In the present economic circumstances, he explains, President Sarkozy decided to delay the introduction of a domestic carbon tax. However, he adds: "France is still keen to fight against climate change."

The only option left is to reduce public expenditure, he says.

"The reform of the state, of local authorities and the social security system - all sensitive issues - are the best way of adhering back to the Maastricht criteria. We must carry out structural reform to increase growth and we cannot be passive, we must be active.

"This year our main priority is pension reform. Our system is not sustainable in the long-term. We will keep the basis of the pay-as-you-go system but we must discuss the various parameters of the system with the social partners. The retirement age is also up for discussion, just like in many EU countries. Incentives can be given for people to remain in the workforce after the age of 60."

Prof. de Boissieu explains that France's main problem is unemployment, in particular youth unemployment, "and this could increase this year, in spite of an economic rebound".

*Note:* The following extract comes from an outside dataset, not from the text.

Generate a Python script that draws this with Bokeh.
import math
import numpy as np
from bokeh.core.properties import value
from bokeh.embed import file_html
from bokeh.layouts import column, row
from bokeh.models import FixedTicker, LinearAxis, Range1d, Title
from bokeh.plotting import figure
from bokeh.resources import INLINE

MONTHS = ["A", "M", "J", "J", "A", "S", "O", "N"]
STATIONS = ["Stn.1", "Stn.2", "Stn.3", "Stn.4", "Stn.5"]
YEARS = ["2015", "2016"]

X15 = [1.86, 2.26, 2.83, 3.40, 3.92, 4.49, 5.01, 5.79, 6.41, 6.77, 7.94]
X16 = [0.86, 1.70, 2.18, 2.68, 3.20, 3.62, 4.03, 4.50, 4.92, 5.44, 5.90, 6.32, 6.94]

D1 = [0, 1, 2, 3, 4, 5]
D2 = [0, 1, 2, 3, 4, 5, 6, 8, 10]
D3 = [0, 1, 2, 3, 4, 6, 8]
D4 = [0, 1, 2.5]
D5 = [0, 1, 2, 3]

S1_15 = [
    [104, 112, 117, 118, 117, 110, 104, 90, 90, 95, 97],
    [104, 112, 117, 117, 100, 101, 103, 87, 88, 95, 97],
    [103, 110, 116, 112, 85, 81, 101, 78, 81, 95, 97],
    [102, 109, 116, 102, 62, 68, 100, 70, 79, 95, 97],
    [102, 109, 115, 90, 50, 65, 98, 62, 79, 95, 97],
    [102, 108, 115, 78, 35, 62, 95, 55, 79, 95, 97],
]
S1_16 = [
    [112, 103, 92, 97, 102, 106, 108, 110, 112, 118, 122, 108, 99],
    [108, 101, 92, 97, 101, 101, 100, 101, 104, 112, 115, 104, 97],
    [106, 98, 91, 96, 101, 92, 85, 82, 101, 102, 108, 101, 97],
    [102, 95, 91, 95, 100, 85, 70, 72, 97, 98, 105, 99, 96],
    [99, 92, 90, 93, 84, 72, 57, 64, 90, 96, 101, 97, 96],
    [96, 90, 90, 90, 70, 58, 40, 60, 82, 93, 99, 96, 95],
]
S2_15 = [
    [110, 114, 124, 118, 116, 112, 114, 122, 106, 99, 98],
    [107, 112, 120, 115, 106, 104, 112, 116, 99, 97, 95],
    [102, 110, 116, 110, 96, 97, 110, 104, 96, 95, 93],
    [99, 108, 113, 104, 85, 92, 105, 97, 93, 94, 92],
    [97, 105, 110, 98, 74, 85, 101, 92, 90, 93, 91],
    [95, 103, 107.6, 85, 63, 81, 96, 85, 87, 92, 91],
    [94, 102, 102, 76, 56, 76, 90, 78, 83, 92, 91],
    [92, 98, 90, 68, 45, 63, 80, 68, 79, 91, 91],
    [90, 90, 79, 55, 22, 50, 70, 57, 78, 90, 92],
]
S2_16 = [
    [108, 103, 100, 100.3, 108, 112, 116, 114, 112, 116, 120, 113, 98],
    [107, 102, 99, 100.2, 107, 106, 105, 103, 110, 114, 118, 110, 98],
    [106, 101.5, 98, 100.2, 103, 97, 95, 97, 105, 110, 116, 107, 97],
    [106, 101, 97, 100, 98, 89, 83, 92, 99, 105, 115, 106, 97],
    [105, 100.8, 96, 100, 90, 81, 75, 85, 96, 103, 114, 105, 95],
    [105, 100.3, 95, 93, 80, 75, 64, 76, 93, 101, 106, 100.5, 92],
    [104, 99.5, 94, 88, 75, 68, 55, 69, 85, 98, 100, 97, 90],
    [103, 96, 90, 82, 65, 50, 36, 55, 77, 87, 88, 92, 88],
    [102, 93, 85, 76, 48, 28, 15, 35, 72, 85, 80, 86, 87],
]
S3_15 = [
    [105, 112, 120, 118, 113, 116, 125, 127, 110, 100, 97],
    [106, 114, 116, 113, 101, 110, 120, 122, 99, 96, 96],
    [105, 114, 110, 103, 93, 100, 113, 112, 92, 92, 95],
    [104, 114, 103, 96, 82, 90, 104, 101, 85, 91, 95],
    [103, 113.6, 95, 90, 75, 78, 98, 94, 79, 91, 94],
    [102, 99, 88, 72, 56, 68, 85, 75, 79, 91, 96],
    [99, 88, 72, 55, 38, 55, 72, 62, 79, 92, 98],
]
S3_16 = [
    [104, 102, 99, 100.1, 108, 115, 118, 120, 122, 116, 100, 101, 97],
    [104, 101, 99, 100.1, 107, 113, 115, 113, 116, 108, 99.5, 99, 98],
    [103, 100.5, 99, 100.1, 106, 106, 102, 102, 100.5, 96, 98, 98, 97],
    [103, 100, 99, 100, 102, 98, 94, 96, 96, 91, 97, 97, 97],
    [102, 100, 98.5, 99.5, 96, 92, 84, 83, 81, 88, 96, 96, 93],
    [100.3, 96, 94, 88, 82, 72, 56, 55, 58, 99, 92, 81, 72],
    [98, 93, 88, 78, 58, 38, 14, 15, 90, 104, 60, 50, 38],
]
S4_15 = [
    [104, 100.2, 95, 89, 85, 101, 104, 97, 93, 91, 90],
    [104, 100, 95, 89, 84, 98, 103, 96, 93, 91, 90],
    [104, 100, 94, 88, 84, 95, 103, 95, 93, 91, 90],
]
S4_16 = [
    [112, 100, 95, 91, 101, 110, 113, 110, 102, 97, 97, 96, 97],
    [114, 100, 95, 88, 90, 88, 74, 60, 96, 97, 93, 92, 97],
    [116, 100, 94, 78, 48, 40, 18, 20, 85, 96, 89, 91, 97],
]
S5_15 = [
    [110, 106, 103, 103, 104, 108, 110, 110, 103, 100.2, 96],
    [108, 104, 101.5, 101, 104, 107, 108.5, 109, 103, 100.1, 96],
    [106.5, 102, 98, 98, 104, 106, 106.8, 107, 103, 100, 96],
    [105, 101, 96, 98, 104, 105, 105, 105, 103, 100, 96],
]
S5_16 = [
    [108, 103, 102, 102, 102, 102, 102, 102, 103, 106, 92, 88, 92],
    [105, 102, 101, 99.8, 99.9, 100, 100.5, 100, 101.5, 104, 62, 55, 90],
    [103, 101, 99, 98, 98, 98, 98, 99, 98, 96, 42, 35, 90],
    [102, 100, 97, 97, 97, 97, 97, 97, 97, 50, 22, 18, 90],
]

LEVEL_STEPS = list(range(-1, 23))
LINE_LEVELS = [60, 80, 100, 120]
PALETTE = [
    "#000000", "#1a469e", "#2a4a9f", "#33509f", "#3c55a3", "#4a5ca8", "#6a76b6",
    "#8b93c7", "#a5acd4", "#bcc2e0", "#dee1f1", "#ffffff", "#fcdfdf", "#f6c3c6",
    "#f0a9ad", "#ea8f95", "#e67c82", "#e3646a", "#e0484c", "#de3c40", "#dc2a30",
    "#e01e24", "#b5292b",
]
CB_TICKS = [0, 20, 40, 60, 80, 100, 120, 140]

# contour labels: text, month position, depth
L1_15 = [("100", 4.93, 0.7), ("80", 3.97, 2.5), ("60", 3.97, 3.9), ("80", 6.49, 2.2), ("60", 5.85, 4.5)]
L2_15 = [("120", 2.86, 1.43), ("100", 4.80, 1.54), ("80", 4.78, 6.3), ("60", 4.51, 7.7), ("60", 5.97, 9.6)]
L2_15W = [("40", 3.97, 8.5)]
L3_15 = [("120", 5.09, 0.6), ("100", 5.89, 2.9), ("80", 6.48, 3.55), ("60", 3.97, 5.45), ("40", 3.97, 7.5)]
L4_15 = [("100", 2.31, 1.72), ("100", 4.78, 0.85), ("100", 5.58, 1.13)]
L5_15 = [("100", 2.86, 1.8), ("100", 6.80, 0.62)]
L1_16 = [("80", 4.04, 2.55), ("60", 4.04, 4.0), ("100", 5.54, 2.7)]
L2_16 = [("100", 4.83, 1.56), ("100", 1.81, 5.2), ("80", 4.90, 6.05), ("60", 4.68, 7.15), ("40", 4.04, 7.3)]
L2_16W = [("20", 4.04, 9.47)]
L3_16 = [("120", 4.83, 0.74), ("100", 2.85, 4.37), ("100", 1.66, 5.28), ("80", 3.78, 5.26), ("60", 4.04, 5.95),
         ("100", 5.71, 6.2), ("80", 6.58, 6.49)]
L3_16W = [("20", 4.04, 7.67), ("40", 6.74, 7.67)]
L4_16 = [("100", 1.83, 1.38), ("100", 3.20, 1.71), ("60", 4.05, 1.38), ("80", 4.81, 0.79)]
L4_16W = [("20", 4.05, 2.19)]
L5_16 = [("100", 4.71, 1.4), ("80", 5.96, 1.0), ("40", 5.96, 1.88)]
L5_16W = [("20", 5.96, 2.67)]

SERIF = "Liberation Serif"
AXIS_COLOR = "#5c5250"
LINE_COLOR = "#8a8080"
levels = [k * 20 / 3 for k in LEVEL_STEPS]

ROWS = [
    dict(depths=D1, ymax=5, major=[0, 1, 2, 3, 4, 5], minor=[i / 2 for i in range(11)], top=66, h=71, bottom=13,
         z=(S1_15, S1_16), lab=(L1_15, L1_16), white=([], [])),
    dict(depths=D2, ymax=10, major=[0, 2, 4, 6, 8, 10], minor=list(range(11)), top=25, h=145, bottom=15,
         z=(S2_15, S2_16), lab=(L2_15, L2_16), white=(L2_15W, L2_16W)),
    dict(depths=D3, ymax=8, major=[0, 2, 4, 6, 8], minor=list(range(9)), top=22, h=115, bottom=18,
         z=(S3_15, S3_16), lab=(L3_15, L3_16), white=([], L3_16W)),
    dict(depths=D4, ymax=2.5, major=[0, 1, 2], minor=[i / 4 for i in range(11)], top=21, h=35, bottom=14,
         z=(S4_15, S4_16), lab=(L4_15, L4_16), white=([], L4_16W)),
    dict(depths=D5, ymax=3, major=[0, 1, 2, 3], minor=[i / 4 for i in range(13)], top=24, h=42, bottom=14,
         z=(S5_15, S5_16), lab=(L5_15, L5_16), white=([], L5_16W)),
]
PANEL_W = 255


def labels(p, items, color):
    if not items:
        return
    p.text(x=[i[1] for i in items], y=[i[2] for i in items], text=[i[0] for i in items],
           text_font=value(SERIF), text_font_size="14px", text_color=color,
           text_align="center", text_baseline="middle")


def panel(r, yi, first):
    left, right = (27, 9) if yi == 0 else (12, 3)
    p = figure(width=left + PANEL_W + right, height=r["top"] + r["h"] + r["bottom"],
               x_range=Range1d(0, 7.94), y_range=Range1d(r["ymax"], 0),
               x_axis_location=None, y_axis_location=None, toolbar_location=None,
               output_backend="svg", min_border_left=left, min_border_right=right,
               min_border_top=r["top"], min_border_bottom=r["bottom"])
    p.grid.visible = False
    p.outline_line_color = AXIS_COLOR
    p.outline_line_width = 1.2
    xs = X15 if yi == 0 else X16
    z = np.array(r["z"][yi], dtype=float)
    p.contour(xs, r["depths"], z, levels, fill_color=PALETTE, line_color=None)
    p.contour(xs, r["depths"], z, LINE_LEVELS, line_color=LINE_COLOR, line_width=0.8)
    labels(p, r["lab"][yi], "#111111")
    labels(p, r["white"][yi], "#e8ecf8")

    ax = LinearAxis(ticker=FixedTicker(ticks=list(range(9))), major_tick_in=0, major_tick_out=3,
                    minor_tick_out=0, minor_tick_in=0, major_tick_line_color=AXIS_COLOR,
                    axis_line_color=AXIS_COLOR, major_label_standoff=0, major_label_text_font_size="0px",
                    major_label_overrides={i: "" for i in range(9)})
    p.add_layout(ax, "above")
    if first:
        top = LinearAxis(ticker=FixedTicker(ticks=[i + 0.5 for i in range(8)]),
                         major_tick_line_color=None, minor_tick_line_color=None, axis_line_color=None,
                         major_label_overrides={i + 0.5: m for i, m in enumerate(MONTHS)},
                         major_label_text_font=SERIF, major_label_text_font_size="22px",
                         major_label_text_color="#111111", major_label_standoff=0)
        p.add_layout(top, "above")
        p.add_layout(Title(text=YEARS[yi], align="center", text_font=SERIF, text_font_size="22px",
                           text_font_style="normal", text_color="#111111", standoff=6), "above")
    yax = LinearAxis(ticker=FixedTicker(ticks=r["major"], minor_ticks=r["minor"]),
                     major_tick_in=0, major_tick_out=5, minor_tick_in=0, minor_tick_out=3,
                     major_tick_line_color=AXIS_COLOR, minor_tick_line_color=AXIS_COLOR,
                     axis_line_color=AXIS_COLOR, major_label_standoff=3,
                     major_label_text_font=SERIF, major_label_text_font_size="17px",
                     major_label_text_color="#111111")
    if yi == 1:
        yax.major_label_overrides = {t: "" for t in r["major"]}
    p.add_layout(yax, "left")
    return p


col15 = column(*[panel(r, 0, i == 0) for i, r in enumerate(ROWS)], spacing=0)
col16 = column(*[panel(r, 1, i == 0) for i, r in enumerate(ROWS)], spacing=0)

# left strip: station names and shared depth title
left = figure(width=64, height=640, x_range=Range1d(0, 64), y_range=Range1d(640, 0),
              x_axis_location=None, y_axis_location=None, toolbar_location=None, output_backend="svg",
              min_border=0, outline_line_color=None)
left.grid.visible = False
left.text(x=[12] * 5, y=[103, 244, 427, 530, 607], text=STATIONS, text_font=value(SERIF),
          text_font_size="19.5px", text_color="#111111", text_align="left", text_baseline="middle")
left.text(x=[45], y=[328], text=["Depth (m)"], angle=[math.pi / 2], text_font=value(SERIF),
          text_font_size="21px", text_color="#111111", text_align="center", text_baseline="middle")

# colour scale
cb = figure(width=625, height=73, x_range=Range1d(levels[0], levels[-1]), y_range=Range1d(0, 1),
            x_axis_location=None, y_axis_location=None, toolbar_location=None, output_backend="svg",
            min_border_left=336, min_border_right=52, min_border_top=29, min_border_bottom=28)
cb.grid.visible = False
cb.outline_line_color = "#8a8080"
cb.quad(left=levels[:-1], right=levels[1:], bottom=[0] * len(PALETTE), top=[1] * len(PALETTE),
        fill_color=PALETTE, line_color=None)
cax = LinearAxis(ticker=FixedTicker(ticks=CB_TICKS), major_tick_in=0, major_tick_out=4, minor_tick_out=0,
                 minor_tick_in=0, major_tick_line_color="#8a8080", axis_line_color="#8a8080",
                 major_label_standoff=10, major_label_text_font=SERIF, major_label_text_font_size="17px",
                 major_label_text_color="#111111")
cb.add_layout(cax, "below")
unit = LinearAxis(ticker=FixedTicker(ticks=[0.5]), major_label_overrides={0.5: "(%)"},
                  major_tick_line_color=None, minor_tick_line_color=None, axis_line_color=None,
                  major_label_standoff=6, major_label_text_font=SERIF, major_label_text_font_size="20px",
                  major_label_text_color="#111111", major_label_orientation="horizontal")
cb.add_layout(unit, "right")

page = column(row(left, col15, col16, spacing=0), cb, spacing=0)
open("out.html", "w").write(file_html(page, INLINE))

"We must find new ways of reducing unemployment. Labour market reform and introducing more flexibility into the labour market is also a priority and we are looking at the Nordic model. We should come up with some concrete proposals in about three months."

He says it's difficult to pinpoint exactly why President Sarkozy's ruling UMP fared so badly in the recent French regional elections but insists it's normal for the opposition to do well in mid-term elections.

"The difficult social and economic situation as well as the unemployment rate obviously had an effect. Also, some people believe the French like co-habitation, in this case between the regions and the national government."